**INSTRUCTIONS FOR THE TASK**
In the entries below, find the line containing "Generate a component" and the line containing "const yTicks = [0, 5, 10, 15, 20, 25, 30, 35];". Copy those two lines and everything between them exactly, and only that.

**AVAILABLE DATA**
* Start *

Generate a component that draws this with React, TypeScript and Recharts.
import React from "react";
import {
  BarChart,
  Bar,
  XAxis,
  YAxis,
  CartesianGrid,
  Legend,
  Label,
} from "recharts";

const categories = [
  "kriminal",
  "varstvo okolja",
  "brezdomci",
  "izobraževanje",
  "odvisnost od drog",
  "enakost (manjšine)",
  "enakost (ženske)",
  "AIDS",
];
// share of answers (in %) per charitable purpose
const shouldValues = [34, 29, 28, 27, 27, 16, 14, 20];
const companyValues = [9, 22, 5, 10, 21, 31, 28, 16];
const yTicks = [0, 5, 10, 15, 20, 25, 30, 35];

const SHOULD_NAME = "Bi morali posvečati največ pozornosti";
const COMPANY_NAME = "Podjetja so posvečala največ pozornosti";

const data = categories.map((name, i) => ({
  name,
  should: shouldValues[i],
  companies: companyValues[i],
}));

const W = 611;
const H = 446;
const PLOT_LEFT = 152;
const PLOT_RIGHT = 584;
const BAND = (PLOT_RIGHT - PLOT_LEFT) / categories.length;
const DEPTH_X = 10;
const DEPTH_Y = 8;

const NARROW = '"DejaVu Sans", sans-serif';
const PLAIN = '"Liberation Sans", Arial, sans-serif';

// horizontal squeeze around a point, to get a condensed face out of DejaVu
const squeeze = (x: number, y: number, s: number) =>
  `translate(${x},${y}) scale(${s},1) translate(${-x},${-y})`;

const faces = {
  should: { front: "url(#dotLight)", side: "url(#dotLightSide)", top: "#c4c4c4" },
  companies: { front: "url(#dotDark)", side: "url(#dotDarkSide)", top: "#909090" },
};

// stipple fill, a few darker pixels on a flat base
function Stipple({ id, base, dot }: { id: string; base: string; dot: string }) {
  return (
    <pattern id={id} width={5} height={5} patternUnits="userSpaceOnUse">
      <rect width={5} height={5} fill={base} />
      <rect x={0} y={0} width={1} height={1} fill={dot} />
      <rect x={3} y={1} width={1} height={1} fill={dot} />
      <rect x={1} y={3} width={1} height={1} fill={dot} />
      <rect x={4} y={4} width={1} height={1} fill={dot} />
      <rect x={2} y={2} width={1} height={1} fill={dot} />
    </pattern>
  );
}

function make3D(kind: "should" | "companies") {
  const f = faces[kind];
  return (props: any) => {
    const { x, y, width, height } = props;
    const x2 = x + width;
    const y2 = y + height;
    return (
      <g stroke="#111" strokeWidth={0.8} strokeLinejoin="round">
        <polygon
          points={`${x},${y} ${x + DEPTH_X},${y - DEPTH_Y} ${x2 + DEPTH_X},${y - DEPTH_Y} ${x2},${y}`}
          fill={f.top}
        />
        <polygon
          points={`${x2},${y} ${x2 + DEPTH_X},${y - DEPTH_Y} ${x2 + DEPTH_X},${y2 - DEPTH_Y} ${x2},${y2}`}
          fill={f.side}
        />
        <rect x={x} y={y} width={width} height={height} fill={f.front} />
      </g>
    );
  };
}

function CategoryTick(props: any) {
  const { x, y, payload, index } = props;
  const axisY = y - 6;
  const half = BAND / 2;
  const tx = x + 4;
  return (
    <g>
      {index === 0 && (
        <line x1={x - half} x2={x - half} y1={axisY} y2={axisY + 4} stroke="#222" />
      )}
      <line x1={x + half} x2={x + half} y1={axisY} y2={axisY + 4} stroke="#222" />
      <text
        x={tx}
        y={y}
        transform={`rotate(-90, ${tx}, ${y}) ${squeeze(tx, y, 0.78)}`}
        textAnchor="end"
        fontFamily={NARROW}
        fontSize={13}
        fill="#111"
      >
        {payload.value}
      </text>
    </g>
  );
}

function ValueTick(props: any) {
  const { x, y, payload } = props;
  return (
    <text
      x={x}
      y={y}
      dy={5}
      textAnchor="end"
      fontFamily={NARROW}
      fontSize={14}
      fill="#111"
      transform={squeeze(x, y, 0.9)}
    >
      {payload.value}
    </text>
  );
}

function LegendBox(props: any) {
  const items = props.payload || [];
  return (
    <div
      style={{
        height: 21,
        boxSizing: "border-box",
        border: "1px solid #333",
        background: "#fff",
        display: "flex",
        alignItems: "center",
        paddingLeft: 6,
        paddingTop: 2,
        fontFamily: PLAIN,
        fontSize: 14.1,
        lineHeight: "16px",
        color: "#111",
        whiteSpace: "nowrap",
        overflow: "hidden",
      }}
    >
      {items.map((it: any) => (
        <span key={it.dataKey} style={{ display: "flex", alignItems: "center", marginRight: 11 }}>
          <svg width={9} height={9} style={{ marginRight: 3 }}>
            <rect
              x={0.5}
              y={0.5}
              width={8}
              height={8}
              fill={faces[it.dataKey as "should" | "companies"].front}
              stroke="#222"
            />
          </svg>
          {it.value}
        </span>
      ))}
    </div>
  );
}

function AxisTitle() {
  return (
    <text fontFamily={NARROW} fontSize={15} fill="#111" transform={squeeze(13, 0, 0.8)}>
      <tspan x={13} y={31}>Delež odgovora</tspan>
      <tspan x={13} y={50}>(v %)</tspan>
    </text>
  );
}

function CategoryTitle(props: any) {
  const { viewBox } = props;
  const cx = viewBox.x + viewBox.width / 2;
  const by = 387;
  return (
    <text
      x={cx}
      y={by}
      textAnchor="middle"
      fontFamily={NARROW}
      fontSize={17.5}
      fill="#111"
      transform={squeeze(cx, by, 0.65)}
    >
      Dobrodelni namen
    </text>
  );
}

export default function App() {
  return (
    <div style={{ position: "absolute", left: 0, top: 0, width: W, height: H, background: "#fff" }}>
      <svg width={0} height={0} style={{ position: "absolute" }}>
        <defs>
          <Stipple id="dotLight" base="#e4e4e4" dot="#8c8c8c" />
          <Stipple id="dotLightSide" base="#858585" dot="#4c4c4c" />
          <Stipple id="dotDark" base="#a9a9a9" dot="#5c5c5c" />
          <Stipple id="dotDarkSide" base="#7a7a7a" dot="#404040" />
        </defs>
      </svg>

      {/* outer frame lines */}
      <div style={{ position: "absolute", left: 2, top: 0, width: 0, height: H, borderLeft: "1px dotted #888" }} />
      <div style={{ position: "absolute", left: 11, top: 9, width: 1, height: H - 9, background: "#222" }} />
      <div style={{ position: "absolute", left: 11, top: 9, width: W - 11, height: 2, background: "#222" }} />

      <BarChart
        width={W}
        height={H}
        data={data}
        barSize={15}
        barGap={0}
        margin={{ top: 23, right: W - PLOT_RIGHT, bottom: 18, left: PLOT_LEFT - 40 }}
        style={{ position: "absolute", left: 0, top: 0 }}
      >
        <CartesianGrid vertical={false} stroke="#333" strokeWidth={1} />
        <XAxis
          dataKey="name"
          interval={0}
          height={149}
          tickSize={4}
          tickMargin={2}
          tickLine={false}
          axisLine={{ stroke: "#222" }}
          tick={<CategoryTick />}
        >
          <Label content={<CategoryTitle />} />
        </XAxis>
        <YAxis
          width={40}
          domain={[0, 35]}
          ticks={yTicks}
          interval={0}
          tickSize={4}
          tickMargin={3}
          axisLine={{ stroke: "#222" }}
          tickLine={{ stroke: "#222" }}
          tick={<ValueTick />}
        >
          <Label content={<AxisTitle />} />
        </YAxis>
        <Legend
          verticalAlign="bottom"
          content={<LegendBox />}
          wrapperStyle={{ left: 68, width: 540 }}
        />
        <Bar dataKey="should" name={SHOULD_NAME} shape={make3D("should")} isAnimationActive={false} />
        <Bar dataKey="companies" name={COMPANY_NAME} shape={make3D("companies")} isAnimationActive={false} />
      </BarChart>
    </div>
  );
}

* End *
* Start *

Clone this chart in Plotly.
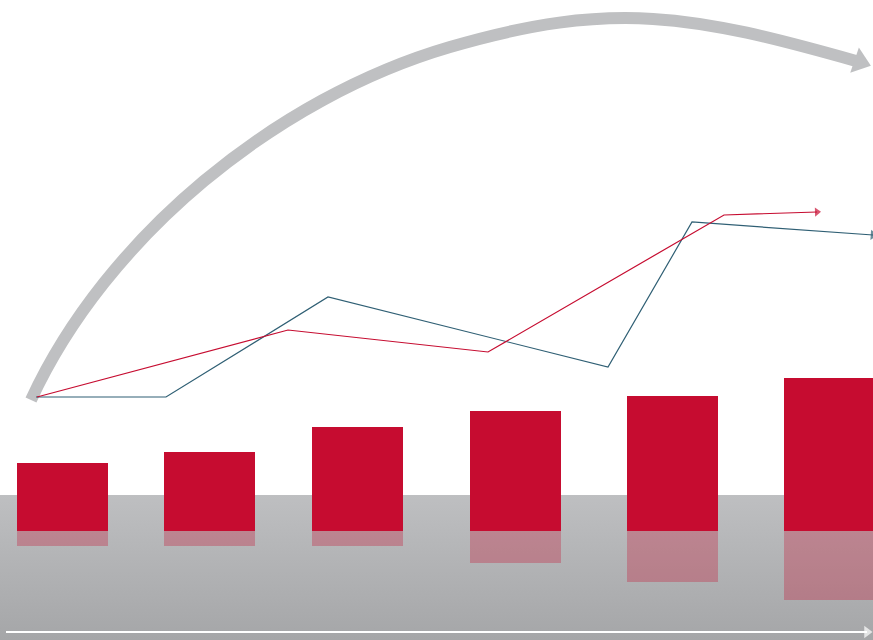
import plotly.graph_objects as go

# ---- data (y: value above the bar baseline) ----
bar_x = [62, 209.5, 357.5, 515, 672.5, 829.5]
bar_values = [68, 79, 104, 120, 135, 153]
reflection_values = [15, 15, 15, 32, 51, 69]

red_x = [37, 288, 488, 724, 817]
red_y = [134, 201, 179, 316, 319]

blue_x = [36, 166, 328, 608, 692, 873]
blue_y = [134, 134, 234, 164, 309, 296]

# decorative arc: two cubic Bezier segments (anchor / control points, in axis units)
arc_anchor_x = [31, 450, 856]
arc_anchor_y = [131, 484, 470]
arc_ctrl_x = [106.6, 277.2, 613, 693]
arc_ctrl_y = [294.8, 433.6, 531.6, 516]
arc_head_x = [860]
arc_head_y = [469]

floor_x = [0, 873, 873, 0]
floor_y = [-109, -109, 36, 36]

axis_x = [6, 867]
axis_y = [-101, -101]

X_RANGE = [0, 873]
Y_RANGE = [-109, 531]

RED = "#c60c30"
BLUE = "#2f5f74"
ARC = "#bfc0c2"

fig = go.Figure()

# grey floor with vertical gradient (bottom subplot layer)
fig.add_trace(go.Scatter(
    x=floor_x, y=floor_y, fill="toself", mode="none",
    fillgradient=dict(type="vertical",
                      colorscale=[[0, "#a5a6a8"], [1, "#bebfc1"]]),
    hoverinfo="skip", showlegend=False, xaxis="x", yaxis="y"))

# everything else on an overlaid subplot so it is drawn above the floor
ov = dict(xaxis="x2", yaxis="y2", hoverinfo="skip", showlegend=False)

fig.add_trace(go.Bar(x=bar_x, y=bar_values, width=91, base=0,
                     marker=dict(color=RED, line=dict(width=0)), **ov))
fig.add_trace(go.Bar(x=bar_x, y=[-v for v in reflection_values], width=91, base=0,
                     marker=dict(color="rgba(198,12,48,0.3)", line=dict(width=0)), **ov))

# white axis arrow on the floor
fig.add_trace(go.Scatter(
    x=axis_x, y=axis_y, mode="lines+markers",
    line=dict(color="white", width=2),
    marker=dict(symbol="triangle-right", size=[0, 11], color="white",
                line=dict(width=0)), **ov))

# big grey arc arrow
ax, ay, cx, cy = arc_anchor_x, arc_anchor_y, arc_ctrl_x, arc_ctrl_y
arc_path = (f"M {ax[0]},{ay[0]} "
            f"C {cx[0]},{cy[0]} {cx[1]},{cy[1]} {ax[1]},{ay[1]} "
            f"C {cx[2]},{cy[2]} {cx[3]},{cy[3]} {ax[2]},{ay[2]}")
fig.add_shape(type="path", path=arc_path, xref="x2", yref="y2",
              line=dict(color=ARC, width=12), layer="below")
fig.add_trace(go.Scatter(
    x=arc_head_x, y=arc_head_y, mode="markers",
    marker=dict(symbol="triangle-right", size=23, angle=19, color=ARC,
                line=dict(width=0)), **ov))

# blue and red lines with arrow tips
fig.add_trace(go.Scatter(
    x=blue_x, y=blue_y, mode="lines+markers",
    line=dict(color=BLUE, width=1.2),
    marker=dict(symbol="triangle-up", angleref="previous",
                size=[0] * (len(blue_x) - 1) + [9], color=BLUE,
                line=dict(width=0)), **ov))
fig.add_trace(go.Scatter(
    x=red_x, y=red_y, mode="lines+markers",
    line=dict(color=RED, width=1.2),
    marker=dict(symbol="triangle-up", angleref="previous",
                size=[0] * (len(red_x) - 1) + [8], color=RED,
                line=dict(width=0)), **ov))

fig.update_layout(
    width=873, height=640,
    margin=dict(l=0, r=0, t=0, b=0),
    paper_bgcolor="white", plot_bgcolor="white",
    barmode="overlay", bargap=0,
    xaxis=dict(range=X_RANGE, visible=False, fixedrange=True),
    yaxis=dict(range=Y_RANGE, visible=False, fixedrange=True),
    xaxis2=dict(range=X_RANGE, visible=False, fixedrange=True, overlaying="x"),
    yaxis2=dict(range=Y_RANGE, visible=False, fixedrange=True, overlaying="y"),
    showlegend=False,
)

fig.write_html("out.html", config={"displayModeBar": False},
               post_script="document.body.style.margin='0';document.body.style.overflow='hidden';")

* End *

**RESULT**
Generate a component that draws this with React, TypeScript and Recharts.
import React from "react";
import {
  BarChart,
  Bar,
  XAxis,
  YAxis,
  CartesianGrid,
  Legend,
  Label,
} from "recharts";

const categories = [
  "kriminal",
  "varstvo okolja",
  "brezdomci",
  "izobraževanje",
  "odvisnost od drog",
  "enakost (manjšine)",
  "enakost (ženske)",
  "AIDS",
];
// share of answers (in %) per charitable purpose
const shouldValues = [34, 29, 28, 27, 27, 16, 14, 20];
const companyValues = [9, 22, 5, 10, 21, 31, 28, 16];
const yTicks = [0, 5, 10, 15, 20, 25, 30, 35];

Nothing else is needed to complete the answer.